Es necesario entender que la corrupción, no solo se manifiesta en grandes escándalos mediáticos o en contratos millonarios adjudicados de manera irregular, también está presente en actos cotidianos como la venta de plazas, los sobornos pequeños y los favoritismos en procesos de contratación. Cada acto, por pequeño que parezca, contribuye al deterioro del sistema.
Combatirla desde la raíz requiere un cambio estructural profundo y la clave está en la educación. No podemos esperar resultados distintos si no modificamos el enfoque con el que formamos a nuestros niños y jóvenes, es en las aulas donde debe sembrarse el compromiso con la ética, la honestidad y la responsabilidad social. La formación en valores no puede ser un complemento opcional, sino un eje transversal en todos los niveles educativos.
La educación debe ser el motor que impulse una nueva generación de ciudadanos conscientes de su papel en la sociedad, capaces de identificar y rechazar prácticas corruptas.
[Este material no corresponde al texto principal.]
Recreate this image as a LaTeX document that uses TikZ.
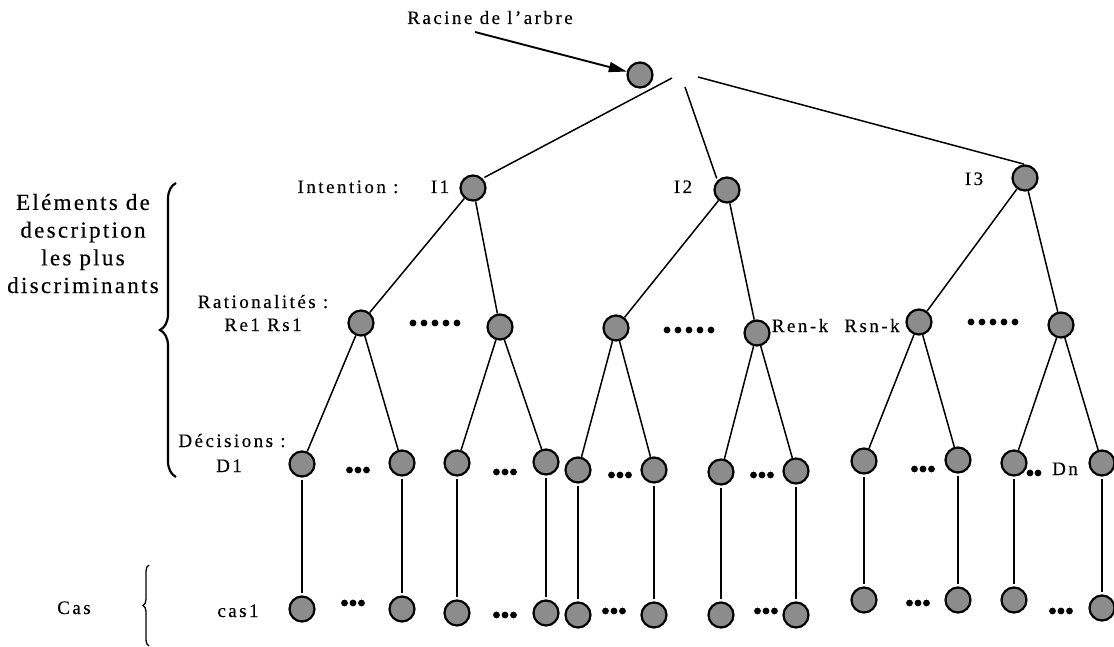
\documentclass[tikz,border=0pt]{standalone}
\usepackage{fontspec}
\setmainfont{Liberation Serif}
\newfontfamily\lsfont[LetterSpace=13,FakeBold=0.3]{Liberation Serif}
\newfontfamily\lsbig[LetterSpace=10,FakeBold=0.3]{Liberation Serif}
\usetikzlibrary{arrows.meta,decorations.pathreplacing}
\begin{document}
\begin{tikzpicture}[x=1pt,y=-1pt,
  nd/.style={circle,draw,line width=2.2pt,fill=black!45,minimum size=25pt,inner sep=0pt},
  edge/.style={line width=1.5pt},
  vline/.style={line width=1.5pt,shorten <=2pt,shorten >=2pt},
  lbl/.style={anchor=base,inner sep=0pt,font=\lsfont\fontsize{19}{23}\selectfont},
  biglbl/.style={anchor=base,inner sep=0pt,align=center,font=\lsbig\fontsize{23}{27.7}\selectfont},
  bracestyle/.style={decorate,line width=2.2pt}]
\useasboundingbox (0,0) rectangle (1114,647);

% root and arrow
\node[nd] (root) at (640,75) {};
\coordinate (a0) at (475,32);
\draw[line width=1.9pt,-{Triangle[length=18pt,width=10pt]}] (a0) -- (root);
\node[lbl] (racine) at (490,24) {Racine de l’arbre};

% intentions
\node[nd] (I1) at (473,188) {};
\node[nd] (I2) at (727,190) {};
\node[nd] (I3) at (1025,178) {};
\coordinate (b1) at (672,78);
\coordinate (b2) at (685,87);
\coordinate (b3) at (698,77);
\draw[edge,shorten >=2pt] (b1) -- (I1.north east);
\draw[edge,shorten >=2pt] (b2) -- (I2.north west);
\draw[edge,shorten >=1pt] (b3) -- (I3.north);

% rationalities
\node[nd] (R1) at (361,323) {};
\node[nd] (R2) at (500,327) {};
\node[nd] (R3) at (616,328) {};
\node[nd] (R4) at (757,333) {};
\node[nd] (R5) at (919,322) {};
\node[nd] (R6) at (1061,325) {};
\draw[edge] (I1) -- (R1);
\draw[edge] (I1) -- (R2);
\draw[edge] (I2) -- (R3);
\draw[edge] (I2) -- (R4);
\draw[edge] (I3) -- (R5);
\draw[edge] (I3) -- (R6);

% decisions
\node[nd] (D1) at (302,464) {};
\node[nd] (D2) at (402,463) {};
\node[nd] (D3) at (457,463) {};
\node[nd] (D4) at (546,462) {};
\node[nd] (D5) at (578,470) {};
\node[nd] (D6) at (654,470) {};
\node[nd] (D7) at (721,472) {};
\node[nd] (D8) at (796,471) {};
\node[nd] (D9) at (864,461) {};
\node[nd] (D10) at (958,460) {};
\node[nd] (D11) at (1014,463) {};
\node[nd] (D12) at (1102,463) {};
\draw[edge] (R1) -- (D1);  \draw[edge] (R1) -- (D2);
\draw[edge] (R2) -- (D3);  \draw[edge] (R2) -- (D4);
\draw[edge] (R3) -- (D5);  \draw[edge] (R3) -- (D6);
\draw[edge] (R4) -- (D7);  \draw[edge] (R4) -- (D8);
\draw[edge] (R5) -- (D9);  \draw[edge] (R5) -- (D10);
\draw[edge] (R6) -- (D11); \draw[edge] (R6) -- (D12);

% cases
\node[nd] (C1) at (302,609) {};
\node[nd] (C2) at (402,609) {};
\node[nd] (C3) at (457,613) {};
\node[nd] (C4) at (546,613) {};
\node[nd] (C5) at (578,615) {};
\node[nd] (C6) at (654,615) {};
\node[nd] (C7) at (721,615) {};
\node[nd] (C8) at (796,615) {};
\node[nd] (C9) at (864,600) {};
\node[nd] (C10) at (958,600) {};
\node[nd] (C11) at (1014,600) {};
\node[nd] (C12) at (1102,608) {};
\foreach \i in {1,...,12} { \draw[vline] (D\i) -- (C\i); }

% dot rows
\foreach \x/\y in {435/323, 689/330, 993/322}
  { \foreach \k in {-2,...,2} \fill ({\x+\k*11},\y) circle (3.4); }
\foreach \x/\y in {358/470, 505/472, 620/475, 762/475, 923/469,
                   353/603, 505/615, 614/611, 766/611, 918/603, 1061/611}
  { \foreach \k in {-1,0,1} \fill ({\x+\k*8.5},\y) circle (3.4); }
\foreach \k in {-0.5,0.5} \fill ({1034+\k*8},473) circle (3.4);

% labels
\node[lbl] (lint) at (348,193) {Intention :};
\node[lbl] (li1) at (440,193) {I1};
\node[lbl] (li2) at (683,193) {I2};
\node[lbl] (li3) at (974,185) {I3};
\node[lbl] (lrat) at (263,308) {Rationalités :};
\node[lbl] (lre) at (263,331) {Re1 Rs1};
\node[lbl] (lren) at (800,332) {Ren-k};
\node[lbl] (lrsn) at (872,332) {Rsn-k};
\node[lbl] (ldec) at (232,447) {Décisions :};
\node[lbl] (ld1) at (229,472) {D1};
\node[lbl] (ldn) at (1065,475) {Dn};
\node[lbl] (lcas1) at (238,617) {cas1};
\node[lbl] (lcas) at (74,614) {Cas};
\node[biglbl] (lelem) at (83,293) {Eléments de\\description\\les plus\\discriminants};

% braces
\draw[bracestyle,decoration={brace,amplitude=16pt}] (176,477) -- (176,183);
\draw[decorate,line width=1.3pt,decoration={brace,amplitude=6pt}] (149,646) -- (149,565);
\end{tikzpicture}
\end{document}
Desde una edad temprana, los niños deben aprender que la corrupción no es un “mal necesario” ni una “trampa válida”, sino una práctica que destruye oportunidades perpetúa desigualdades y frena el desarrollo del país.
La educación es fundamental, pero no basta, la ciudadanía también tiene un rol crucial en este combate.
Es urgente dejar de ser cómplices pasivos. Cada acto de corrupción que pasa desapercibido o es ignorado por conveniencia refuerza un sistema que sigue beneficiando a unos pocos a costa de la mayoría.
La denuncia activa debe ser un deber ciudadano, para ello, las instituciones encargadas de combatir la corrupción, como la Contraloría General de la República y el Ministerio Público, deben garantizar procesos accesibles, transparentes y confiables para que cualquier persona pueda reportar irregularidades sin miedo a represalias.
Además, el Gobierno debe fortalecer los sistemas de control interno, auditoría y fiscalización, con énfasis en la prevención de actos corruptos.